From The Associated Press
Authorities are defending their attempts to warn residents about a Colorado wildfire blamed for killing three people.
About an hour before the first wave of automated evacuation warning calls on March 26, a volunteer firefighter went house-to-house telling residents to leave. He wasn’t able to reach one woman believed killed in the fire because of a chain across her driveway and her family is questioning why he didn’t walk down to warn her.
Inter-Canyon Fire/Rescue chief Dave MacBean told KMGH-TV that it wasn’t safe because there were trees on both sides of Ann Appel’s narrow driveway, which can help a fire spread. Fire spokesman Dan Hatlestad wouldn’t directly address the family’s question on Tuesday, but the department has said the house wasn’t visible from the end of the driveway.
An aerial map shows the home was about 400 feet from the end of the road, down a curved driveway.
Steep, downhill gravel driveways are common in the rugged area, which is dotted with pine trees.
“Was three minutes too much to warn a resident who had reported the smoke two hours earlier that it was now time to evacuate?” the family said in a statement emailed to The Associated Press by Appel’s sister-in-law, Susan Appel Sorenson.
Appel’s family said the chain across the driveway had been put in place at the suggestion of the sheriff’s department after a burglary years earlier.
“The family understood that fire departments were equipped to open these security devices in the event of an emergency,” the statement said.
Hatlestad, an information officer who is also a firefighter and paramedic, says firefighters consider vegetation, driveway widths and steep slopes when deciding how to approach a home in danger. They must also equally consider whether they can get themselves and their vehicles out safely.
“The amount of time to approach and evaluate each structure” is also important since firefighters are often rushing for time to notify as many people as possible.
It wasn’t immediately clear what time the firefighter encountered Appel’s driveway, but other firefighters returned there at about 8 p.m. and found the house destroyed and nearby trees on fire, Hatlestad said. Firefighters made a “rapid search” of the area and then responded to other calls, he said.
In a statement, Inter-Canyon said the firefighter began to warn residents to leave at around 4 p.m. with his vehicle lights and siren on. He wasn’t able to reach two other homes because their driveways were blocked.
One of the people he told to leave was Sam Lucas, who was later found dead along with his wife, at their burned-out home.
Lucas was loading things into a vehicle, Hatlestad said, apparently in anticipation of an evacuation.
When the firefighter told Lucas “It’s time to go,” Lucas said something about his home’s fire suppression system, although the firefighter didn’t remember Lucas’ exact words, Hatlestad said.

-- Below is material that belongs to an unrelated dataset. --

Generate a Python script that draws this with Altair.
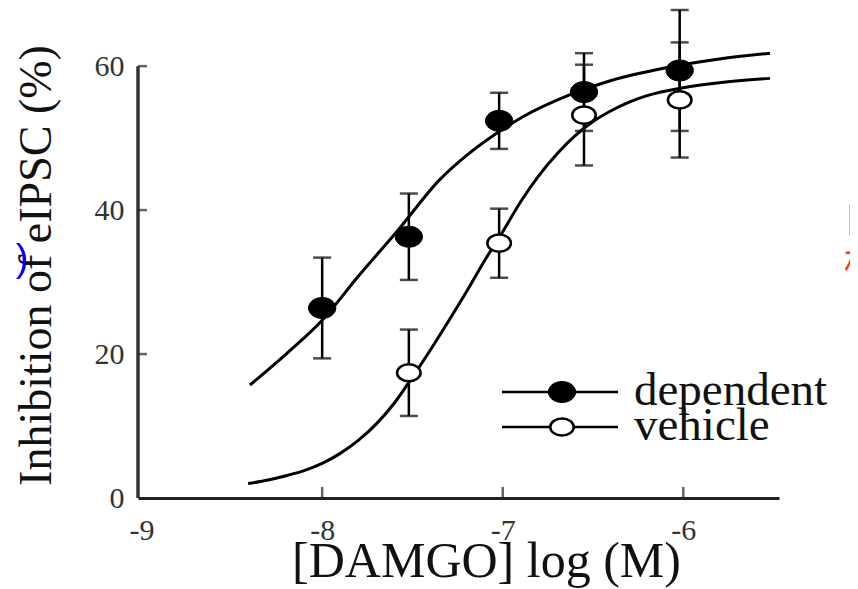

“Right now you need to get out of here,” the firefighter recalled telling Lucas.
The Jefferson County documents show Lucas had called 911 shortly after 2 p.m. — roughly two hours before his conversation with the firefighter — to report smoke and was told it was a prescribed burn.
Lucas was 77, and his wife, Linda, was 76.
The March 26 wildfire scorched 6 square miles and damaged or destroyed more than two dozen homes in the mountains southwest of Denver.
The timing of the evacuation notices has raised questions about how authorities and residents responded, particularly in the first hours of the fire. Worried residents who called 911 to report smoke were initially told by dispatchers that it came from a prescribed burn that was conducted four days earlier.
Appel was among the early callers, according to audio recordings and documents released by the Jefferson County Sheriff’s Department. She was told crews were on the way.
Later, when the dispatchers realized a wildfire was racing through the heavily timbered area, they told callers to leave.
Jefferson County authorities began sending evacuation notices by automated phone calls shortly after 5 p.m., but the first wave went to the wrong list of numbers. A second, corrected wave of automated calls began at about 5:23 p.m.